What needs to be done> Gather up the lines with the word "this" in them.

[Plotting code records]
** begin **

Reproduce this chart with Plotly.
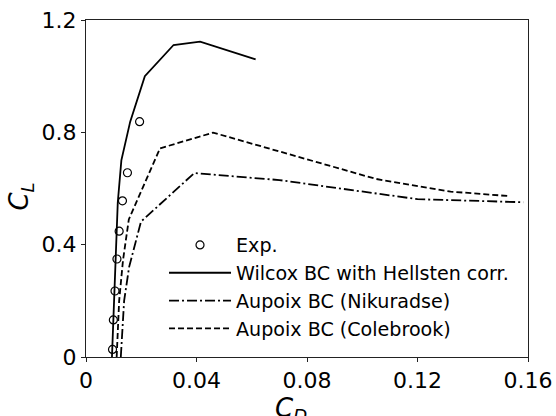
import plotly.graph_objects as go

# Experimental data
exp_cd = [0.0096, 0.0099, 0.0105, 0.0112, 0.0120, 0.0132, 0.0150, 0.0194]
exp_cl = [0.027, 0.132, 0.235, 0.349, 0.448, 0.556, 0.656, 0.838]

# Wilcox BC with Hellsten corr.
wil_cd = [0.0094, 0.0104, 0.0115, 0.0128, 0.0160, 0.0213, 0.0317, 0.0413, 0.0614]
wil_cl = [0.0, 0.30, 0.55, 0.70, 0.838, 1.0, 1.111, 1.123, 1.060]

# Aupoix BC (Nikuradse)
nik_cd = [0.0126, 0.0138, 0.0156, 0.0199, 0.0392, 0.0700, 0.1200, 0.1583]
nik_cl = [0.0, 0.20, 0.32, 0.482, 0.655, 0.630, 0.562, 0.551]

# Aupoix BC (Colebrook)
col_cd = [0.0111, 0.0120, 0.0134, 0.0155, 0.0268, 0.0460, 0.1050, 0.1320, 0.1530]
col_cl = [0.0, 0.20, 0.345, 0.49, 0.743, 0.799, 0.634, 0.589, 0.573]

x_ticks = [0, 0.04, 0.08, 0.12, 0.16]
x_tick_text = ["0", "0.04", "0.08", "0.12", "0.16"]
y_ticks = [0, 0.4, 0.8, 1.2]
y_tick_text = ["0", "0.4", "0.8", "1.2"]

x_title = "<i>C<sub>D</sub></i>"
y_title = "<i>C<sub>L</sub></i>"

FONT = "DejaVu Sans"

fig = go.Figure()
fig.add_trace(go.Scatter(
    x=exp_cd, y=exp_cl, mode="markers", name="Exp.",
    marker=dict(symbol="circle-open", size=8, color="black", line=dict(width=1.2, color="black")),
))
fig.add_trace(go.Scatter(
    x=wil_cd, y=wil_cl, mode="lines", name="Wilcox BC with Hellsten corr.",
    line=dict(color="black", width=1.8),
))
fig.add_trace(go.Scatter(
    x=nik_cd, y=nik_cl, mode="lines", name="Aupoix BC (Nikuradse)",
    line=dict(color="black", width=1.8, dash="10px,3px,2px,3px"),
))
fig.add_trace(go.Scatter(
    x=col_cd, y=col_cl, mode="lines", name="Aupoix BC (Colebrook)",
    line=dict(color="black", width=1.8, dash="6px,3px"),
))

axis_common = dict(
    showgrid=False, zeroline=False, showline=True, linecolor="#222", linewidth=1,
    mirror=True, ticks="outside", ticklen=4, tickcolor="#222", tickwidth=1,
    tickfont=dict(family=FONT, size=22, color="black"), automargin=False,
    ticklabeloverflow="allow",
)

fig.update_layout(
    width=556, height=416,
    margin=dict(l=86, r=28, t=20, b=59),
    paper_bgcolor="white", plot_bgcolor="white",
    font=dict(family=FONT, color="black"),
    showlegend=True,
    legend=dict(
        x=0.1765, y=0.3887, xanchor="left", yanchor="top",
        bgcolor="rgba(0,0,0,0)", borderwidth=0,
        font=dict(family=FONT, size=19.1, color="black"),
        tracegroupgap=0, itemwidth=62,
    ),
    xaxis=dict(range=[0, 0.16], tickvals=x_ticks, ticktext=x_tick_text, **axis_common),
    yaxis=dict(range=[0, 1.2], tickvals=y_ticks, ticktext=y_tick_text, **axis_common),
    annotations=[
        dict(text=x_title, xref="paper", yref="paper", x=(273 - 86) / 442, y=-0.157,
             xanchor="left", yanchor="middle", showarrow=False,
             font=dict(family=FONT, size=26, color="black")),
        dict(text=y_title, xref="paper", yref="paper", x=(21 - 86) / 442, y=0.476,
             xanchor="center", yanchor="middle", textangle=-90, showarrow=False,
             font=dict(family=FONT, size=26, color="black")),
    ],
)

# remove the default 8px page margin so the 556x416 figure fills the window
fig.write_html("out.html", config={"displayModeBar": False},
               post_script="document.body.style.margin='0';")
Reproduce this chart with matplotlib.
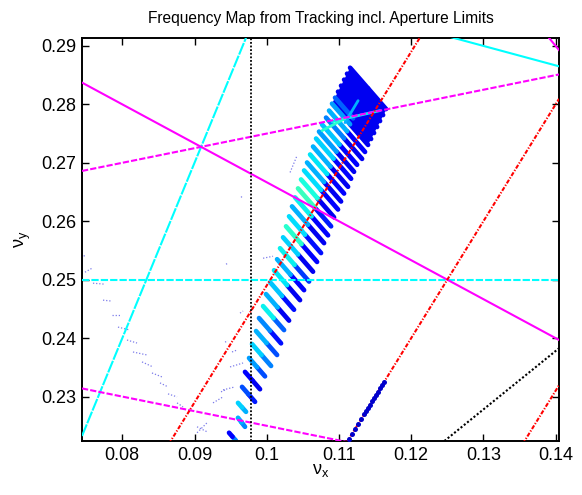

** end **

Written solution>
Reproduce this chart with Plotly.
Reproduce this chart with matplotlib.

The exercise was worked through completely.